Er werd toen een groot pak papieren binnen gebracht waarvan iedereen een stapeltje kreeg. Dat papier, zag ik veel later na de oorlog terug en was het pamflet STAAKT, STAAKT. De oproep tot de Februaristaking.

De volgende dag kwam mijn vader met een stel mannen opgewonden thuis. Ze hadden een tramwagen omgegooid in de Molukkenstraat. Dat vond ik heel spannend, hoewel het doel ervan me toen niet geheel duidelijk was. Wat nog steeds in mijn geheugen ligt is enerzijds het enthousiasme en het optimisme bij iedereen en anderzijds de angst van mijn moeder. Zij hield altijd rekening met verraad.

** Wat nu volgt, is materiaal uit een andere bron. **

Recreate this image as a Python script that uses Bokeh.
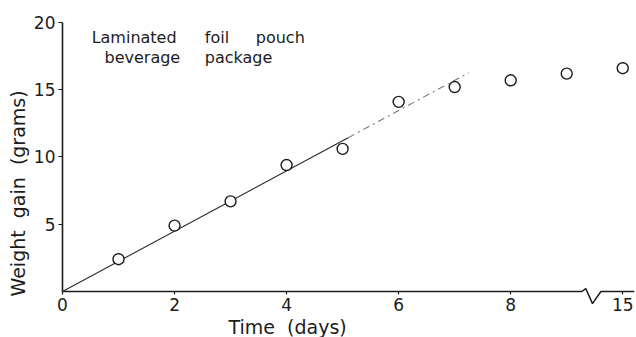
import numpy as np
from bokeh.plotting import figure
from bokeh.models import FixedTicker, Label, Range1d, Title
from bokeh.embed import file_html
from bokeh.resources import INLINE

# Weight gain of the laminated foil pouch over time
days = [1, 2, 3, 4, 5, 6, 7, 8, 9, 15]
gain = [2.4, 4.9, 6.7, 9.4, 10.6, 14.1, 15.2, 15.7, 16.2, 16.6]
x_tick_days = [0, 2, 4, 6, 8, 15]
y_ticks = [5, 10, 15, 20]

# linear (constant-rate) region used for the fitted line through the origin
linear_days = days[:7]
linear_gain = gain[:7]
fit_end_day = 7.25
fit_solid_until = 5.1

# the time axis is broken between 9 and 15 days
BREAK_DAY = 9.4
BREAK_SHIFT = 5.0


def axis_pos(d):
    d = np.asarray(d, dtype=float)
    return np.where(d > BREAK_DAY, d - BREAK_SHIFT, d)


FONT = "DejaVu Sans"
INK = "#1c1c1c"
SP = "\u00a0"

x_end = 10.21
y_start = -0.967   # leaves room under the time axis for the break mark
p = figure(width=636, height=337, output_backend="svg", toolbar_location=None,
           x_range=Range1d(0, x_end), y_range=Range1d(y_start, 20.89),
           min_border_left=62, min_border_right=2, min_border_top=10,
           min_border_bottom=33)
p.outline_line_color = None
p.xgrid.visible = False
p.ygrid.visible = False
p.background_fill_color = "white"

# y axis
ya = p.yaxis[0]
ya.ticker = FixedTicker(ticks=y_ticks)
ya.bounds = (0, 20)
ya.axis_line_color = INK
ya.axis_line_width = 1.6
ya.major_tick_in = 0
ya.major_tick_out = 4
ya.major_tick_line_color = INK
ya.major_tick_line_width = 1.2
ya.minor_tick_line_color = None
ya.major_label_text_font = FONT
ya.major_label_text_font_size = "17px"
ya.major_label_text_color = INK
ya.major_label_standoff = 3

# x axis: ticks reach up to the zero-gain line, the line itself is drawn below
xa = p.xaxis[0]
tick_pos = [float(v) for v in axis_pos(x_tick_days)]
xa.ticker = FixedTicker(ticks=tick_pos)
xa.major_label_overrides = {tp: str(d) for tp, d in zip(tick_pos, x_tick_days)}
xa.axis_line_color = None
xa.major_tick_in = 13
xa.major_tick_out = -10
xa.major_tick_line_color = INK
xa.major_tick_line_width = 1.2
xa.minor_tick_line_color = None
xa.major_label_text_font = FONT
xa.major_label_text_font_size = "17px"
xa.major_label_text_color = INK
xa.major_label_standoff = -7

# axis titles
p.add_layout(Title(text=f"Time{SP}{SP}(days)", align="left", offset=166,
                   standoff=0, text_font=FONT, text_font_size="19px",
                   text_font_style="normal", text_color=INK), "below")
p.add_layout(Title(text=f"Weight{SP}{SP}gain{SP}{SP}(grams)", align="left",
                   offset=8, standoff=4, text_font=FONT, text_font_size="19px",
                   text_font_style="normal", text_color=INK), "left")

# zero-gain axis line with a zig-zag break mark
b = float(axis_pos([BREAK_DAY - 0.13])[0])
axis_x = [0, b, b + 0.07, b + 0.19, b + 0.34, x_end]
axis_y = [0, 0, 0.22, -0.9, 0, 0]
p.line(axis_x, axis_y, line_color=INK, line_width=1.5)

# straight line through the origin fitted to the linear region
lx = np.asarray(linear_days, dtype=float)
ly = np.asarray(linear_gain, dtype=float)
slope = float((lx * ly).sum() / (lx * lx).sum())
p.line([0, fit_solid_until], [0, slope * fit_solid_until],
       line_color="#2a2a2a", line_width=1.1)
p.line([fit_solid_until, fit_end_day], [slope * fit_solid_until, slope * fit_end_day],
       line_color="#777777", line_width=1.1, line_dash="7 4 2 4")

# measured points
p.scatter(axis_pos(days), gain, marker="circle", size=11,
          fill_color="white", line_color=INK, line_width=1.4)

# annotation words
for word, x, y in [("Laminated", 0.52, 18.88), ("foil", 2.54, 18.88),
                   ("pouch", 3.45, 18.88), ("beverage", 0.75, 17.4),
                   ("package", 2.54, 17.4)]:
    p.add_layout(Label(x=x, y=y, text=word, text_font=FONT,
                       text_font_size="16px", text_color=INK,
                       text_baseline="alphabetic", text_align="left"))

open("out.html", "w").write(file_html(p, INLINE))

Woensdag 26 februari stopte een grote groene vrachtwagen aan de overkant van onze woning, waaruit Duitse soldaten met geweren sprongen. Nu was ik ook in paniek. Ik rende naar ons huis en riep: “Soldaten, soldaten!”

Mijn vader rende naar de veranda, maar toen schopten ze de slaapkamerdeur al open. Het gangetje stond ineens vol met die groene soldaten en hun grote geweren. De kleinste met pet en pistool sloeg mijn vader direct in zijn gezicht. Mijn moeder gilde en duwde me in de slaapkamer. Er werd geschreeuwd en geslagen. Mijn vader was, hoorde ik later, de trap af geslagen en in de overvalwagen geschopt.

Ik kan me een bezoek aan het Lloyd-hotel herinneren, waar familieleden en kennissen de gevangen februaristakers en organisatoren mochten zien en spreken. Toen mijn vader op het bordes verscheen, herkende ik hem nauwelijks. Zijn gezicht was heel bleek en had blauwe plekken.

Tot slot het wonder van Gerrit Blom, de partijgenoot van mijn vader, een van de 427 Joodse mannen die bij de razzia’s op 22 en 23 februari werden opgepikt en uiteindelijk afgevoerd naar Mauthausen om daar door afmatting en uithongering vermoord te worden.

Maar mijn vader noemde hem bij zijn verhoren als medeplichtige aan de organisatie van de Februaristaking. Mijn vader schrijft hierover: “Ik kon hem makkelijk noemen, hij was tenslotte al gepakt.” Ineens vonden de moffen het interessanter om Gerrit als aangeklaagde te hebben in het proces tegen de organisatoren van de Februaristaking, dan als ‘Volljude’ die zo snel mogelijk in Mauthausen kapot gemaakt moest worden.

Zo werd Gerrit Blom tot tuchthuisstraf veroordeeld en overleefde hij de oorlog.